Treasury Secretary John Snow repeatedly ducked pointed questions about costs Wednesday in testimony before the House Budget Committee. Asked by Rep. John Spratt of South Carolina, the ranking Democrat on the panel, if the cost to taxpayers for Bush’s plan might be $4.9 trillion over 20 years – a widely cited estimate from a reputable Washington research center – Snow said, “It sounds a little bit high to me.”
The treasury secretary said he couldn’t offer long-term cost estimates until he knew what changes were going to be made to traditional Social Security benefits, beyond the new private accounts that Bush seeks.
White House aides have acknowledged that the new accounts would do nothing to fix Social Security’s long-term funding gap between wage-tax revenues and the escalating costs of retirement benefits. Bush’s position is that he’s open to negotiating fixes for that gap with Congress – except for raising taxes. That leaves future cuts in benefits as the only option. But he’s offered no concrete proposals to fix the funding gap.
“Until we know details, it is very hard to quantify what the (estimated) costs would be,” Snow said, visibly flustering some lawmakers.
“If you haven’t seen the details as secretary of the Treasury,” Spratt asked, “how can you pass judgment” on the benefits of Bush’s individual accounts?
Douglas Holtz-Eakin, the director of the Congressional Budget Office – the legislature’s own nonpartisan agency for calculating such costs – said the CBO needed more detail on Bush’s plan before it could calculate the proposal’s costs or impact on the economy.
“Not knowing that, it is impossible to say with precision,” Holtz-Eakin said.
Bush has made the creation of private investment accounts outside of Social Security, but which are funded by diverting wage-tax revenues away from Social Security, the centerpiece of his second-term domestic agenda.
He proposes to let Americans under 55 divert up to 4 percent of their salaries – capped initially at $1,000 a year, but rising annually – into the new accounts. That would take away two-thirds of the 6.2 percent payroll tax they now pay into Social Security to cover the costs of retirement benefits for today’s beneficiaries.
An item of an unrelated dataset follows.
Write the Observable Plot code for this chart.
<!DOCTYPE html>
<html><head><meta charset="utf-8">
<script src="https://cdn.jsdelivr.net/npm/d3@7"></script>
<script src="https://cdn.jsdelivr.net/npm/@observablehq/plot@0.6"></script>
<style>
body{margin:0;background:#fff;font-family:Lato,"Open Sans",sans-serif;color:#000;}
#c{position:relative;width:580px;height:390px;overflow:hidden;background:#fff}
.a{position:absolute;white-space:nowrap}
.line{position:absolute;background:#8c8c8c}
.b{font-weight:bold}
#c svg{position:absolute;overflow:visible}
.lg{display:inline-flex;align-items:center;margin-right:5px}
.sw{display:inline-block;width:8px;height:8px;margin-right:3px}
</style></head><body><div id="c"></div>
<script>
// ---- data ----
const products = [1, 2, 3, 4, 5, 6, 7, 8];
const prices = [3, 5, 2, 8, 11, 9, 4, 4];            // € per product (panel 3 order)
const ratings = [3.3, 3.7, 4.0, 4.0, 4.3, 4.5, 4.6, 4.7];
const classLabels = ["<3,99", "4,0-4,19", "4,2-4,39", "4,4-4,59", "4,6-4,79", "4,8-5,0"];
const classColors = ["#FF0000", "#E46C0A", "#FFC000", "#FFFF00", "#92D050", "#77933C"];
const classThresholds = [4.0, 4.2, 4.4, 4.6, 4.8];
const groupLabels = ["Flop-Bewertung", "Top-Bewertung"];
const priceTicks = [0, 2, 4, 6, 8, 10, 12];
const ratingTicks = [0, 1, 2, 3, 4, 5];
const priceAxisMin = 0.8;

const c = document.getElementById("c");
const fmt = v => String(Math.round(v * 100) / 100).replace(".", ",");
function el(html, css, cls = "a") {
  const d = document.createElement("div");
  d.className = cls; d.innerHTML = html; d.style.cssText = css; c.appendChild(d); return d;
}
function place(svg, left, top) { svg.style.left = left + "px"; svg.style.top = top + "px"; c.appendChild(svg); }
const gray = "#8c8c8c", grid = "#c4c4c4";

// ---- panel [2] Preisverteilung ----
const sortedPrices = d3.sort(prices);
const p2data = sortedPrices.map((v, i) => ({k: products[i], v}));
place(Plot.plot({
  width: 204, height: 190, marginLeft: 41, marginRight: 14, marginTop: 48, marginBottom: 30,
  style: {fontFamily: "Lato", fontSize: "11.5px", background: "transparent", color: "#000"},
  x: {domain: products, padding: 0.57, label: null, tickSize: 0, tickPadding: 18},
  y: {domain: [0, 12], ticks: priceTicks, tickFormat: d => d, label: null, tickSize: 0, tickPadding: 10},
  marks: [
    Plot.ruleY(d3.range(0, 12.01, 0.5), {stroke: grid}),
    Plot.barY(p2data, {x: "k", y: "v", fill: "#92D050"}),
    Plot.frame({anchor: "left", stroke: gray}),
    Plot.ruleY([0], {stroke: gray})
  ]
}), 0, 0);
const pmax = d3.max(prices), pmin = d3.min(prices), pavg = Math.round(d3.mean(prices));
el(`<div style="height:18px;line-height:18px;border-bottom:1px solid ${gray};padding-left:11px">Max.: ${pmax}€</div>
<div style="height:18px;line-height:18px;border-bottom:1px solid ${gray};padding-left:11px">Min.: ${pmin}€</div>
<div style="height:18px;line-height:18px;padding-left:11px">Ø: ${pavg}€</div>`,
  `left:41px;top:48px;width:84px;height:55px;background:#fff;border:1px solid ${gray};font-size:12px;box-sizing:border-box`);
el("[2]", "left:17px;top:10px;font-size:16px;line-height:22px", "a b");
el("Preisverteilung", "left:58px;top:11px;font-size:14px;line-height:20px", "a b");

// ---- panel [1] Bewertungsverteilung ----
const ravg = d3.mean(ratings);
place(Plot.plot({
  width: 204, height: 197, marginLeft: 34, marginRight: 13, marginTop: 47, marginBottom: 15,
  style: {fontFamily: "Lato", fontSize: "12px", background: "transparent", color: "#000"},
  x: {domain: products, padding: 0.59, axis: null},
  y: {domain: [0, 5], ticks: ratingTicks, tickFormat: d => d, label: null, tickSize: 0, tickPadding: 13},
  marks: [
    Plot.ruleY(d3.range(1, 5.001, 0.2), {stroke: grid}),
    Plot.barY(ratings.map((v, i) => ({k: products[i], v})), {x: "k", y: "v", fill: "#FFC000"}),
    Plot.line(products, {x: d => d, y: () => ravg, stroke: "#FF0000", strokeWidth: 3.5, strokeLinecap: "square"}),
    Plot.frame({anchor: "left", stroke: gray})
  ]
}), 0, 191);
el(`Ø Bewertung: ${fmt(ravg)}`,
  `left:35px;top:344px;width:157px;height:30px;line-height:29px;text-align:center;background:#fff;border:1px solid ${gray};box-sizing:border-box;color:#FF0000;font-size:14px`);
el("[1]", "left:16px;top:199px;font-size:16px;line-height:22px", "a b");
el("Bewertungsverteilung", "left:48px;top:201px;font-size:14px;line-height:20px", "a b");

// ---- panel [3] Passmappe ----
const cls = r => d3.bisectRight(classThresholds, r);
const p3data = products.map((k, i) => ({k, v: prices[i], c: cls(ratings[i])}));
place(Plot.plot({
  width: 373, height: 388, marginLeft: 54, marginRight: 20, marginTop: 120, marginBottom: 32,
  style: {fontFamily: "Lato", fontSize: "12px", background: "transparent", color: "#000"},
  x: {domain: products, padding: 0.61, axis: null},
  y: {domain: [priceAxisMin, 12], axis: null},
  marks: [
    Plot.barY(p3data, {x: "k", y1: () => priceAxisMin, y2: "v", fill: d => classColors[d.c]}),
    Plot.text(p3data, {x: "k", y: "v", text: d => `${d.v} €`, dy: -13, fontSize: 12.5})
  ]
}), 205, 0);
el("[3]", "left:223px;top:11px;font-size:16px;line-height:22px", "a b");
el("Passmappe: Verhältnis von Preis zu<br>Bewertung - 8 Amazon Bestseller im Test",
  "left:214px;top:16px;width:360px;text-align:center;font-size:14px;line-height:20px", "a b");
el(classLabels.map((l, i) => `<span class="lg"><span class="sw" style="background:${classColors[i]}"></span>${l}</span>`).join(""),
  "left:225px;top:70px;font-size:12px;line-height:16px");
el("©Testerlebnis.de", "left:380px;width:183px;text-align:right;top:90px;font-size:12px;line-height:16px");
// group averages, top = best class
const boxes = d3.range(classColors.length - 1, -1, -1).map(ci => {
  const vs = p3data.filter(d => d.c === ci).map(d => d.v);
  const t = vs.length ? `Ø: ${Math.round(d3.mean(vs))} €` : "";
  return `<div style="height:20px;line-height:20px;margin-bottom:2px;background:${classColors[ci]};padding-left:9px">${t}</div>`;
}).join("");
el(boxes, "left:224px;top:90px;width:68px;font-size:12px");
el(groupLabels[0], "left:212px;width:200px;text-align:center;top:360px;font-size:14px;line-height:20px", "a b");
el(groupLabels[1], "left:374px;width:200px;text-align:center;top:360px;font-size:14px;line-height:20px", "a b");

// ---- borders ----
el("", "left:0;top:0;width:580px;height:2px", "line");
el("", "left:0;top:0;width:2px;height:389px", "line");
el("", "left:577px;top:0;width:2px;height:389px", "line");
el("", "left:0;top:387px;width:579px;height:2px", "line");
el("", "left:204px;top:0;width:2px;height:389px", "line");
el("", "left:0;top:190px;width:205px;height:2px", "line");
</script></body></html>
To keep paying retirement benefits, the government would have to borrow money to replace the revenues that are diverted to the new accounts. How much would that cost? Experts say that’s a crucial question that will have an impact on the national debt and future federal benefits for decades.
The Bush administration initially said the borrowing costs would total around $750 billion through 2015, but the new accounts wouldn’t begin until 2009 and would phase in over three years.
Once the accounts are fully operational, the 10-year borrowing costs they’d impose on the Treasury would total $1.4 trillion, according to the liberal Center for Budget and Policy Priorities, which is staffed by former senior U.S. budget officials. Over 20 years, borrowing would grow to about $4.9 trillion, according to the center.
“It’s completely impossible to be less than $4 trillion,” said Jason Furman, a Harvard professor and budget expert at the center. Furman arrived at that figure by projecting forward the 2015 cost estimate for individual accounts offered by the Social Security Administration.
House Budget Committee Republicans countered that over the long term, individual accounts would foster individual savings and reduce Social Security commitments.
“We’re improving the balance sheet of the United States,” said Rep. Rob Portman, R-Ohio.